Combination model for day-ahead solar forecasting using local and global model input

Abstract

Numerical Weather Prediction (NWP) models over limited areas enable the simulation of local atmospheric processes in more detail and with a higher degree of accuracy when compared to global models. Limited-area NWP models can outperform their global counterparts due to higher resolution (ability to explicitly simulate processes) and tailored physics (global models, unless run as a physics ensemble, have one set of parameterization schemes for the whole globe). However, increased accuracy from an NWP model is not guaranteed and can vary based on the location and variable of interest.

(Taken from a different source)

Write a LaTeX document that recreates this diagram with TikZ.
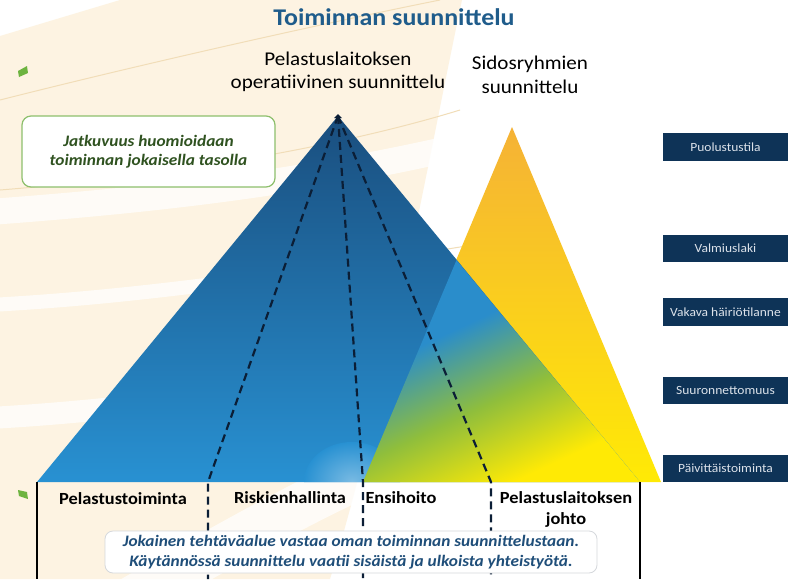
\documentclass[tikz,border=0pt]{standalone}
\usepackage{fontspec}
\setmainfont{Carlito}[FakeStretch=1.08]
\usetikzlibrary{shapes.geometric}
\definecolor{cream}{HTML}{FDF3E2}
\definecolor{beige}{HTML}{F1DDB8}
\definecolor{titleblue}{HTML}{1F5C8B}
\definecolor{navy}{HTML}{0E3357}
\definecolor{boxtext}{HTML}{DCE2EA}
\definecolor{greenb}{HTML}{8DBF6C}
\definecolor{greent}{HTML}{2F5220}
\definecolor{leaf}{HTML}{6DB33F}
\definecolor{bluetop}{HTML}{1A4E7E}
\definecolor{bluebot}{HTML}{2891D2}
\definecolor{orangetop}{HTML}{F5B236}
\definecolor{orangemid}{HTML}{F8C22C}
\definecolor{yellowbot}{HTML}{FFEA05}
\definecolor{ovblue}{HTML}{2A8DCB}
\definecolor{ovgreen}{HTML}{8FBE3C}
\definecolor{dashc}{HTML}{0B1E36}
\definecolor{bottomtext}{HTML}{1F4E79}
\definecolor{bottomborder}{HTML}{D5D8DC}
\pgfdeclareverticalshading{overlapshade}{100bp}{color(0bp)=(yellowbot); color(28bp)=(yellowbot); color(45bp)=(ovgreen); color(62bp)=(ovblue); color(100bp)=(ovblue)}
\tikzset{
  levelbox/.style={fill=navy, text=boxtext, font=\fontsize{12.5}{14}\selectfont, inner sep=0pt},
  coltext/.style={font=\bfseries\fontsize{17}{21}\selectfont, align=center, text=black},
  dashline/.style={draw=dashc, line width=2.2pt, dash pattern=on 8pt off 5pt},
  solidline/.style={draw=black, line width=2.2pt},
  band/.style={draw=white, opacity=0.75},
  thinline/.style={draw=beige, line width=1pt}
}
\begin{document}
\begin{tikzpicture}[x=1pt,y=-1pt]
\useasboundingbox (0,0) rectangle (788,579);
% background
\fill[white] (0,0) rectangle (788,579);
\fill[cream] (0,36) -- (120,0) -- (462,0) .. controls (430,150) and (390,380) .. (330,579) -- (0,579) -- cycle;
\draw[band, line width=26pt] (-10,212) .. controls (150,200) and (300,184) .. (470,144);
\draw[band, line width=22pt] (-10,418) .. controls (60,414) and (120,408) .. (200,398);
\draw[band, line width=45pt] (130,600) .. controls (260,525) and (350,475) .. (470,430);
\draw[band, line width=14pt] (-10,305) .. controls (80,300) and (150,292) .. (230,282);
\draw[thinline] (0,100) .. controls (150,62) and (330,22) .. (440,0);
\draw[thinline] (0,190) .. controls (150,178) and (330,150) .. (460,110);
\draw[thinline] (250,280) .. controls (330,265) and (420,255) .. (500,240);
% leaves
\fill[leaf] (18,71) -- (27,66) -- (28,73) -- (19,77) -- cycle;
\fill[leaf] (18,490) -- (27,492) -- (28,499) -- (19,496) -- cycle;
% coordinates
\coordinate (apex) at (338,116);
\coordinate (bl) at (37,482);
\coordinate (br) at (640,482);
\coordinate (oapex) at (512,127);
\coordinate (obl) at (363,482);
\coordinate (obr) at (661,482);
\coordinate (ovtop) at (456.5,260.1);
% orange triangle
\shade[top color=orangetop, middle color=orangemid, bottom color=yellowbot] (oapex) -- (obl) -- (obr) -- cycle;
% blue triangle
\shade[top color=bluetop, bottom color=bluebot] (apex) -- (bl) -- (br) -- cycle;
% glare
\begin{scope}
\clip (apex) -- (bl) -- (br) -- cycle;
\shade[inner color=white!38!bluebot, outer color=bluebot] (352,482) ellipse (48pt and 40pt);
\end{scope}
% overlap
\shade[shading=overlapshade, shading angle=25] (ovtop) -- (obl) -- (br) -- cycle;
% dashed lines
\coordinate (d1) at (208,482);
\coordinate (d2) at (363,482);
\coordinate (d3) at (491,482);
\coordinate (d1b) at (208,579);
\coordinate (d2b) at (363,579);
\coordinate (d3b) at (491,579);
\coordinate (s1b) at (37,579);
\coordinate (s2b) at (640,579);
\draw[dashline] (apex) -- (d1) -- (d1b);
\draw[dashline] (apex) -- (d2) -- (d2b);
\draw[dashline] (apex) -- (d3) -- (d3b);
\draw[solidline] (bl) -- (s1b);
\draw[solidline] (br) -- (s2b);
\fill[dashc] (apex) ++(-4,2) -- ++(4,-4) -- ++(4,4) -- cycle;
% texts
\node[font=\bfseries\fontsize{24}{28}\selectfont, text=titleblue] (title) at (394,17) {Toiminnan suunnittelu};
\node[align=center, font=\fontsize{19.5}{23}\selectfont] (op) at (338,71.5) {Pelastuslaitoksen\\operatiivinen suunnittelu};
\node[align=center, font=\fontsize{19.5}{24}\selectfont] (sid) at (530,75) {Sidosryhmien\\suunnittelu};
\node[draw=greenb, fill=white, rounded corners=9pt, line width=1.2pt, minimum width=253pt, minimum height=71pt, align=center, font=\bfseries\itshape\fontsize{16}{19.5}\selectfont, text=greent] (jat) at (148.5,151.5) {Jatkuvuus huomioidaan\\toiminnan jokaisella tasolla};
% column labels
\node[coltext] (c1) at (123,499) {Pelastustoiminta};
\node[coltext] (c2) at (290,498) {Riskienhallinta};
\node[coltext] (c3) at (401,498) {Ensihoito};
\node[coltext] (c4) at (566,509.5) {Pelastuslaitoksen\\johto};
% bottom box
\node[draw=bottomborder, fill=white, rounded corners=8pt, line width=0.8pt, minimum width=492pt, minimum height=42pt, align=center, font=\bfseries\itshape\fontsize{16}{20}\selectfont, text=bottomtext] (note) at (351,552) {Jokainen tehtäväalue vastaa oman toiminnan suunnittelustaan.\\Käytännössä suunnittelu vaatii sisäistä ja ulkoista yhteistyötä.};
% level boxes
\fill[navy] (663,133) rectangle (790,161);
\node[levelbox] (l1) at (725.5,147) {Puolustustila};
\fill[navy] (663,235) rectangle (790,262);
\node[levelbox] (l2) at (725.5,248.5) {Valmiuslaki};
\fill[navy] (663,298) rectangle (790,326);
\node[levelbox] (l3) at (725.5,312) {Vakava häiriötilanne};
\fill[navy] (663,377) rectangle (790,404);
\node[levelbox] (l4) at (725.5,390.5) {Suuronnettomuus};
\fill[navy] (663,455) rectangle (790,482);
\node[levelbox] (l5) at (725.5,468.5) {Päivittäistoiminta};
\end{tikzpicture}
\end{document}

In this paper, we present a method for combining the output of a limited-area NWP model, the Weather Research and Forecasting model (WRF) and its global model—the European Center for Medium Range Weather Forecasting (ECMWF) deterministic model. We simulate day-ahead global horizontal irradiance for a location in Qinghai, China. WRF model configurations optimized by the type of day (cloud amount) are then implemented based on the ECMWF model forecast of cloud amount. A regression model to combined ECMWF and WRF model forecasts is then trained. The optimized coefficients (weights) of ECMWF and WRF show increasing WRF importance with higher cloud amounts and the combination out-performs the ECMWF input by 5.2% and the best WRF configuration by 7.2% on a 2.5-month testing set. The performance of the combined model increased with observed cloud amount where the combined model out-performed the ECMWF model by 12.6% for cloudy days indicating the relative importance of physical downscaling for the simulation of clouds.